Mr. LEVIN: Well, I would say, no. I'm sure there is some remorse, but certainly, what he expresses in "Mr. Untouchable" is a sense of - I did what I had to do and I'm not going to apologize and say I'm sorry for it.
Not only did Nicky, you know, sell heroin and not only did he have people killed, but he also flipped, you know, and became a cooperating witness.
MARTIN: Both men whom you profile, Frank Lucas and Nicky Barnes, cooperated with the police after they were arrested. And this is of interest because as you both probably know that this whole question of snitching has become very volatile particularly in the African-American community. Many people feel that people are dying because of this no-snitching ethos. And yet both of these men are still held up as, you know, made men as it were.
Well, Mr. Rowland, Mr. Levin, what do you think about that?
Mr. ROWLAND: I personally think they did the right thing.
MARTIN: And does he have any remorse? I didn't ask you this, does Frank Lucas have any remorse about being a drug dealer?
Mr. ROWLAND: I think it's a very qualified remorse.
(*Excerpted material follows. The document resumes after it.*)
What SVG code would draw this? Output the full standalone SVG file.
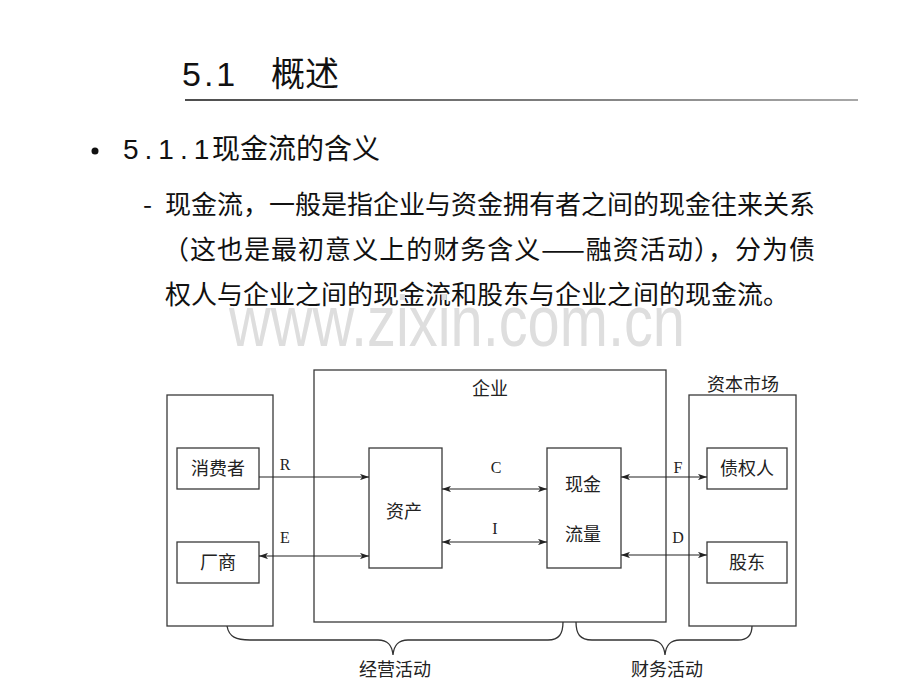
<svg xmlns="http://www.w3.org/2000/svg" width="920" height="690" viewBox="0 0 920 690">
<defs>
<linearGradient id="rule" gradientUnits="userSpaceOnUse" x1="185" y1="0" x2="858" y2="0">
<stop offset="0" stop-color="#111"/>
<stop offset="1" stop-color="#8a8a8a"/>
</linearGradient>
<marker id="ah" viewBox="0 0 10 7" refX="10" refY="3.5" markerWidth="9" markerHeight="6.3" markerUnits="userSpaceOnUse" orient="auto-start-reverse">
<path d="M0,0 L10,3.5 L0,7 L2.5,3.5 z" fill="#222"/>
</marker>
<style>
.hd{font-family:"Liberation Sans","Noto Sans CJK SC",sans-serif;fill:#111}
.body{font-family:"Noto Sans CJK SC",sans-serif;font-size:26px;fill:#111}
.box{fill:#fff;stroke:#3a3a3a;stroke-width:1.3}
.lb{font-family:"Liberation Serif","Noto Sans CJK SC",serif;font-size:18px;fill:#222;text-anchor:middle}
.lt{font-family:"Liberation Serif",serif;font-size:16px;fill:#222;text-anchor:middle}
.ar{stroke:#222;stroke-width:1.2;fill:none}
.br{stroke:#333;stroke-width:1.3;fill:none}
</style>
</defs>
<rect width="920" height="690" fill="#fff"/>
<g id="header">
<text class="hd" x="182" y="86" font-size="34"><tspan letter-spacing="3">5.1</tspan><tspan x="271">概述</tspan></text>
<line x1="185" y1="100" x2="858" y2="100" stroke="url(#rule)" stroke-width="1.5"/>
<circle cx="95" cy="151" r="3.5" fill="#111"/>
<text class="hd" x="123" y="159" font-size="28"><tspan letter-spacing="6">5.1.1</tspan><tspan x="212">现金流的含义</tspan></text>
<text class="body" x="143" y="214" font-family="Liberation Sans, sans-serif">-</text>
<text class="body" x="165" y="214" textLength="650" lengthAdjust="spacing">现金流，一般是指企业与资金拥有者之间的现金往来关系</text>
<text class="body" x="163" y="259" textLength="652" lengthAdjust="spacing">（这也是最初意义上的财务含义——融资活动），分为债</text>
<text class="body" x="165" y="304">权人与企业之间的现金流和股东与企业之间的现金流。</text>
<text x="229" y="277" transform="scale(1,1.25)" font-family="Liberation Sans, sans-serif" font-size="58" fill="#dedede" textLength="456" lengthAdjust="spacingAndGlyphs">www.zixin.com.cn</text>
</g>
<g id="market-left">
<rect class="box" x="167" y="395" width="106" height="231"/>
</g>
<g id="enterprise">
<rect class="box" x="314" y="370" width="352" height="252"/>
<text class="lb" x="490" y="395">企业</text>
</g>
<g id="capital-market">
<rect class="box" x="689" y="395" width="107" height="231"/>
<text class="lb" x="743" y="391">资本市场</text>
</g>
<g id="consumer">
<rect class="box" x="177" y="448" width="82" height="41"/>
<text class="lb" x="218" y="475">消费者</text>
</g>
<g id="vendor">
<rect class="box" x="177" y="542" width="82" height="41"/>
<text class="lb" x="218" y="569">厂商</text>
</g>
<g id="assets">
<rect class="box" x="369" y="448" width="73" height="120"/>
<text class="lb" x="404" y="518">资产</text>
</g>
<g id="cashflow">
<rect class="box" x="547" y="448" width="74" height="120"/>
<text class="lb" x="583" y="491">现金</text>
<text class="lb" x="583" y="541">流量</text>
</g>
<g id="creditor">
<rect class="box" x="707" y="448" width="80" height="41"/>
<text class="lb" x="747" y="475">债权人</text>
</g>
<g id="shareholder">
<rect class="box" x="707" y="542" width="80" height="41"/>
<text class="lb" x="747" y="569">股东</text>
</g>
<g id="connectors">
<line class="ar" x1="259" y1="477" x2="369" y2="477" marker-end="url(#ah)"/>
<line class="ar" x1="259" y1="556" x2="369" y2="556" marker-start="url(#ah)" marker-end="url(#ah)"/>
<line class="ar" x1="442" y1="489" x2="547" y2="489" marker-start="url(#ah)" marker-end="url(#ah)"/>
<line class="ar" x1="442" y1="542" x2="547" y2="542" marker-start="url(#ah)" marker-end="url(#ah)"/>
<line class="ar" x1="621" y1="477" x2="707" y2="477" marker-start="url(#ah)" marker-end="url(#ah)"/>
<line class="ar" x1="621" y1="555" x2="707" y2="555" marker-start="url(#ah)" marker-end="url(#ah)"/>
<text class="lt" x="285" y="470">R</text>
<text class="lt" x="285" y="543">E</text>
<text class="lt" x="496" y="473">C</text>
<text class="lt" x="495" y="534">I</text>
<text class="lt" x="678" y="473">F</text>
<text class="lt" x="678" y="543">D</text>
</g>
<g id="braces">
<path class="br" d="M227,626 C229,637 236,640 250,640 L378,640 C388,640 392,645 393,655 C394,645 398,640 408,640 L548,640 C559,640 563,634 563,622"/>
<path class="br" d="M576,622 C576,634 580,640 592,640 L650,640 C660,640 664,645 665,655 C666,645 670,640 680,640 L738,640 C749,640 752,634 752,626"/>
<text class="lb" x="395" y="676">经营活动</text>
<text class="lb" x="667" y="676">财务活动</text>
</g>
</svg>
I think that in his heart of hearts as Richie Roberts, the prosecutor, tells a great story in the documentary that we show about actually seeing Frank in prison after a woman, whose son had died of a heroine overdose testified in Lucas's trial. And that Frank was actually moved emotionally. He was personally a pretty devoted father to his daughter and said something to the effect, if I didn't realize, you know, I never really thought of it that way; I didn't realize the cost. And when we spoke about it that was the one thing that he said — I wish I could do something about it now, but I can't.
MARTIN: Has he followed this whole no-snitching issue?
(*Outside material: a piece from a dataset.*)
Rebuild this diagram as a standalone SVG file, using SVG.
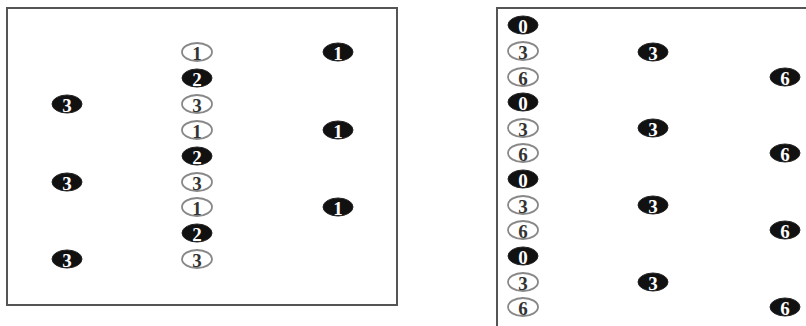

Mr. ROWLAND: Frank is certainly aware that snitching is not held in high regard…
(Soundbite of laughter)
Mr. ROWLAND: …by a lot of kids on the street and he makes an attempt to essentially shade their limits in the extent of his own cooperation. He - the movie actually does that, I would say, probably to a fault. They really make it sound as if Frank's - not only his - that his motivation was to basically bring down a lot of the crooked cops and officers who were involved in abetting his operation, but you don't really get to pick and choose when you go into - when you agree into cooperating with the authorities. And he actually provided a lot of information, if not direct testimony that led to bringing down all sorts of people on all levels.
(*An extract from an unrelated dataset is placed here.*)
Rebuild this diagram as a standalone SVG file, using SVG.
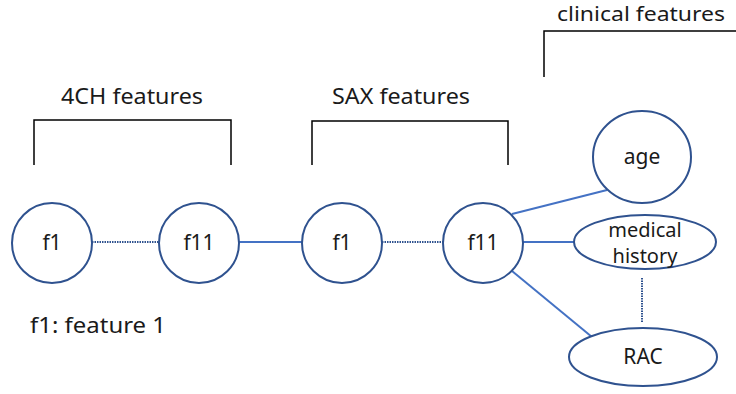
<svg xmlns="http://www.w3.org/2000/svg" width="736" height="394" viewBox="0 0 736 394">
<style>
.node{fill:#fff;stroke:#2F528F;stroke-width:2}
.lbl{font-family:"Noto Sans","Liberation Sans",sans-serif;font-size:21px;fill:#1a1a1a;text-anchor:middle}
.title{font-family:"Noto Sans","Liberation Sans",sans-serif;font-size:22px;fill:#1a1a1a;text-anchor:middle}
.solid{stroke:#4472C4;stroke-width:2;fill:none}
.dot{stroke:#2F528F;stroke-width:2;stroke-dasharray:1.5 1;fill:none}
.br{stroke:#000;stroke-width:1.5;fill:none}
</style>
<rect width="736" height="394" fill="#fff"/>
<g id="brackets">
<polyline class="br" points="34,165 34,120 231,120 231,165"/>
<polyline class="br" points="312,165 312,121 508,121 508,165"/>
<polyline class="br" points="544,77 544,31 736,31"/>
</g>
<g id="titles">
<text class="title" x="132" y="104" textLength="142" lengthAdjust="spacingAndGlyphs">4CH features</text>
<text class="title" x="401" y="104" textLength="138" lengthAdjust="spacingAndGlyphs">SAX features</text>
<text class="title" x="641" y="21" style="font-size:20px" textLength="168" lengthAdjust="spacingAndGlyphs">clinical features</text>
<text class="lbl" x="30" y="333" style="text-anchor:start;font-size:22px" textLength="136" lengthAdjust="spacingAndGlyphs">f1: feature 1</text>
</g>
<g id="connectors">
<line class="dot" x1="92" y1="242" x2="159" y2="242"/>
<line class="solid" x1="239" y1="242" x2="302" y2="242"/>
<line class="dot" x1="382" y1="242" x2="443" y2="242"/>
<line class="solid" x1="512" y1="214" x2="607" y2="190"/>
<line class="solid" x1="523" y1="242" x2="574" y2="242"/>
<line class="solid" x1="512" y1="271" x2="592" y2="337"/>
<line class="dot" x1="642" y1="278" x2="642" y2="323"/>
</g>
<g id="n-4ch-f1"><circle class="node" cx="52" cy="243" r="40"/><text class="lbl" x="52" y="250">f1</text></g>
<g id="n-4ch-f11"><circle class="node" cx="199" cy="243" r="40"/><text class="lbl" x="199" y="250">f11</text></g>
<g id="n-sax-f1"><circle class="node" cx="342" cy="243" r="40"/><text class="lbl" x="342" y="250">f1</text></g>
<g id="n-sax-f11"><circle class="node" cx="483" cy="243" r="40"/><text class="lbl" x="483" y="250">f11</text></g>
<g id="n-age"><ellipse class="node" cx="642" cy="157" rx="49" ry="46"/><text class="lbl" x="642" y="164">age</text></g>
<g id="n-medical"><ellipse class="node" cx="645" cy="242" rx="71" ry="27"/><text class="lbl" x="645" y="237" style="font-size:20px">medical</text><text class="lbl" x="645" y="263" style="font-size:20px">history</text></g>
<g id="n-rac"><ellipse class="node" cx="643" cy="357" rx="74" ry="29"/><text class="lbl" x="643" y="364">RAC</text></g>
</svg>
MARTIN: And what sorts of people? Now, - this story makes that pretty clear that his - the net was wide, yeah.
Mr. Levin, what about you? Has Mr. Barnes - I don't know if you had this conversation with him, has he followed this whole no-snitching thing?
Mr. LEVIN: Oh, yeah…
MARTIN: What does he think about that?
Mr. LEVIN: Well, Nicky Barnes is known as one of the most famous rats in criminal history. I mean, years before Sammy Gravano - so he's followed it very closely and he is very outspoken in refuting what he would call the values of the street and in justifying what he did. And I'm not saying it's right. In fact, you know, I certainly questioned. His motive was a little different than Frank's I think. Nicky had been in prison for five years and felt he could well run his business and its whole operation at a prison.
And it was as the business started falling apart, and then two of the key women in his life - his common-law wife, the mother of his children, and his mistress — got involved with some people he didn't like. One of them being, you know, Guy Fisher, one of the council members.
He started kind of going crazy in prison. And as he says in our film, if I can't run it, I can wreck it. So the first law of the street is not, not snitching; in his mind, it's payback and revenge. And that's why he reached out to the federal authorities and said I want to bring these guys down. That's the only way he could assert his power.
Nicky certainly doesn't deny he cooperated - as I say, he's rationalized it - but this debate on the street, one of the stunning things is when you talk to kids, young people afterwards about, you know, how do they make sense of all these, it's not the murder and the violence, it's not the poisoning of one's own community and the addiction, it's the snitching. That's the first thing that comes up. And I would say, as certainly in Nicky's case, right here in New York City - it's not the case that he's the man in that sense. He's the snitch. And that's the first thing that comes up.
MARTIN: Interesting. What about you, Mark Rowland?
Mr. ROWLAND: Yeah.
MARTIN: Any final thoughts? Any surprises for you?
Mr. ROWLAND: I think that, you know, when you get to meet these guys, in my case, you know, Frank - you're always a little bit taken aback that you can be taken in by them on a personal level, that life and human character isn't necessarily as black and white as maybe we'd like to believe. You know, Richie Roberts, the prosecutor who helped bring Frank down is also the godfather of his youngest son. You know, which tells you something about the complexities, I think, that - you know, there's - most human characters come in the shades of gray.
MARTIN: The godfather of his youngest son. That got my attention.
(Soundbite of laughter)
Mr. LEVIN: I would agree with Mark. I think that is one of the fascinating things. Somebody once said to me, you know, why would you make a film about Nicky Barnes? And I jokingly said because I couldn't get to Dick Cheney. Meaning that I'm fascinated by power, by people who amass and have incredible control over, you know, thousands of lives. How do they think? How do they feel? How do they make these decisions?
MARTIN: Marc Levin, directed "Mr. Untouchable." It's available on major markets as of this week. He joined us from our New York bureau. Mark Rowland is a supervising producer for BET's "American Gangster" series. He joined us from the studios of NPR West.
Gentlemen, thank you both so much for speaking with us.
Mr. ROWLAND: Been a pleasure.
Mr. LEVIN: Thank you.
(Soundbite of song, "Boss")
Mr. JAMES BROWN (Singer, Performer): One. Two. Get down.